Game Review: Unpredictability sets ‘Far Cry 3’ apart

A wise man once said, “Randomness is what makes a game fun.” He said that years before “Far Cry 3″ came out and he could not have been more on the nose.

Players begin as a privileged 20-something-year-old who goes on a vacation on some unnamed south-east Asian island for a vacation with friends. *Boom!* Congratulations, the character is now the lower end of the world’s largest slave running trade. After a successful escape, it is now the gamer’s job, believe it or not, to help the friends.

That summary was just the beginning, for some unknown reason the people of Island X decide to immediately trust more than could’ve possibly been earned. Simply by becoming a “warrior,” island natives decide the character is competent enough to rescue the island from the slave-selling, drug-running overlord of Island X. Upon roaming the open, tropical world it becomes immediately apparent how much work there is to do if it is to be liberated.

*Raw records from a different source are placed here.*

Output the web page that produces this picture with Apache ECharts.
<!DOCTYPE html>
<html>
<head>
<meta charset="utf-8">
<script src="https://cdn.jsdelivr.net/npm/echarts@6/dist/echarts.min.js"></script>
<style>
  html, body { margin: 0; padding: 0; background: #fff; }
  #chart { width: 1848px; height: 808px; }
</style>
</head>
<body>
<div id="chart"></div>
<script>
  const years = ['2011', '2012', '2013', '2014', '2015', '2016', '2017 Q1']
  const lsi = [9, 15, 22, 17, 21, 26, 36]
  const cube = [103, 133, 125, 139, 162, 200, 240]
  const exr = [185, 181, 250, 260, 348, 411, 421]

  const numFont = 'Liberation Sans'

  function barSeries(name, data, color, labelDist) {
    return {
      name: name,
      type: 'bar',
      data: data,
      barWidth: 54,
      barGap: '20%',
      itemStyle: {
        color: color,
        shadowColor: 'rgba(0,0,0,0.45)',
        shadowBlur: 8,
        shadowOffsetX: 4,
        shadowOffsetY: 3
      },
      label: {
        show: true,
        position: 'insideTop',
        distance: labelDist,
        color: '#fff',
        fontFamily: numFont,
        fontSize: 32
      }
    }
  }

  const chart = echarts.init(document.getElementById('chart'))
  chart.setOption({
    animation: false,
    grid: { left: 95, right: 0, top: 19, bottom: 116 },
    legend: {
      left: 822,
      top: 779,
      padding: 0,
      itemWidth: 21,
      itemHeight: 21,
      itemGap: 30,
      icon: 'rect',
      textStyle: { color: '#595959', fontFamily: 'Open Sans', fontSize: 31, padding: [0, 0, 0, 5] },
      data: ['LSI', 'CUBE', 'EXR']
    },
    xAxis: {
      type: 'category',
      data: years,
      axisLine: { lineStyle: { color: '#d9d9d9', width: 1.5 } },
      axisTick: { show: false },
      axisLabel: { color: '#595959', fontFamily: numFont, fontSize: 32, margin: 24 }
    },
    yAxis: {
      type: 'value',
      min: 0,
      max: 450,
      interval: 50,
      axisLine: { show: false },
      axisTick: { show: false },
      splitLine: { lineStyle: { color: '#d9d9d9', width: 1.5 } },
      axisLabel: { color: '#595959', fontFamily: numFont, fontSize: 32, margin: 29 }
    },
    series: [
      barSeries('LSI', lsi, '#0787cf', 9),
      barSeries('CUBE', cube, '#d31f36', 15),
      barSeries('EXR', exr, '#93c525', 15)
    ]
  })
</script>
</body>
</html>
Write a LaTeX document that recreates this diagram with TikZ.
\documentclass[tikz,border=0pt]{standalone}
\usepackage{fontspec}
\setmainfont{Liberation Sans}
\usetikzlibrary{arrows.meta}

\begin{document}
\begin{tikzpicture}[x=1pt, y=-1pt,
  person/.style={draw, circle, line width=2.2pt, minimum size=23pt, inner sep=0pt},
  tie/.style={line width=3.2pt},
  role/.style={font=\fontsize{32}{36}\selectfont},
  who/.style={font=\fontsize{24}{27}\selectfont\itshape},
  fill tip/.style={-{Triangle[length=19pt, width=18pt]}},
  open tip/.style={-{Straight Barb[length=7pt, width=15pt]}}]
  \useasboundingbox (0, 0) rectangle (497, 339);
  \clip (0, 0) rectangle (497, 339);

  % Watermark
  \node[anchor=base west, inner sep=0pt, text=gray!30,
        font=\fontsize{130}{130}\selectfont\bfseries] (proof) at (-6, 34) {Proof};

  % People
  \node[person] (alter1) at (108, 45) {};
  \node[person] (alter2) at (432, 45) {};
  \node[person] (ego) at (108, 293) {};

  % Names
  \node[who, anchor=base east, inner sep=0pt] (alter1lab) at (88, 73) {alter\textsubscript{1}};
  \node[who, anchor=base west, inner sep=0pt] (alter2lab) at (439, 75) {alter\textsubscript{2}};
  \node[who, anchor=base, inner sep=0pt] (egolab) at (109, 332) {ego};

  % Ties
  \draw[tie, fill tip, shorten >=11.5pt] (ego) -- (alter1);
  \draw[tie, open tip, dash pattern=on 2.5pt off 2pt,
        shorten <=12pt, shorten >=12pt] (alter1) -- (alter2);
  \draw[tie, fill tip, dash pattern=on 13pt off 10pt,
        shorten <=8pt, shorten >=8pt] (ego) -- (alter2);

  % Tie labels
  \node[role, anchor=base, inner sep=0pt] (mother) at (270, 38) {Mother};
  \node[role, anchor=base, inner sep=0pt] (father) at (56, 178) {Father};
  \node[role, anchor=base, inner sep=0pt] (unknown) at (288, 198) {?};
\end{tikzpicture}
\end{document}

Island X has enemy outposts scattered about the island, as well as radio towers that conveniently block players from map areas. When gamers take over radio towers they’re welcomed with free weapons, which could have been purchased before. However, winning over enemy camps is by far the best part of the game.

Random animals are more exciting than the slavers themselves. The hunters often become the hunted as stealthy tigers enter the mix. The best part about “Far Cry 3” isn’t the story (that’s only okay) or the characterization (even though it’s excellent). What makes “Far Cry 3” great is its unpredictability.

Gamers on a side-quest looking for a downed plane or locating enemy infantry will, out of nowhere, get attacked by a bear or a tiger or any other animal that will easily kill more often than be killed. These animals are randomly generated.

As players explore Island X, they will stumble upon hidden caves, coves leading to more questions than answers and, among other mysterious geographical locations, waterfalls that hide (more often than not) secrets behind them.

The beauty of “Far Cry 3” is what is undiscovered. Players will find themselves afraid to think of what may have been missed and will spend hours looking for something that may not even exist. An imporant sidenote: “Far Cry 3” is a shooter game. Was that not mentioned? Oops, my bad.

Here is “Far Cry 3” in a nutshell via my personal experience: I was hunting deer to upgrade my equipment holster and ran into some mercenaries. I decided to run because my health was low and as I was running I came across a literal chasm. At the bottom of the chasm was water, safety, so I jumped, though dove is a more appropriate word. When I surfaced I saw a group of vines meant to illustrate, “This is where you climb out.”

When I did so I then went through a series of jumping and climbing challenges, eventually leading me to a cave. The cave led me through a labyrinthine series of twists and turns bringing me to an idol on a pedestal. I grabbed it and “Relic Found!” appeared on my screen. Want to guess how many relics there are? No? I’ll tell you: 119. That’s not a typo, 119. And that was only my first.

To make a long story short, “Far Cry 3” is a fun shooter. The option to be stealthy or Rambo is great, but what makes it shine is its unpredictability. It is certain that no one play will be identical to the next.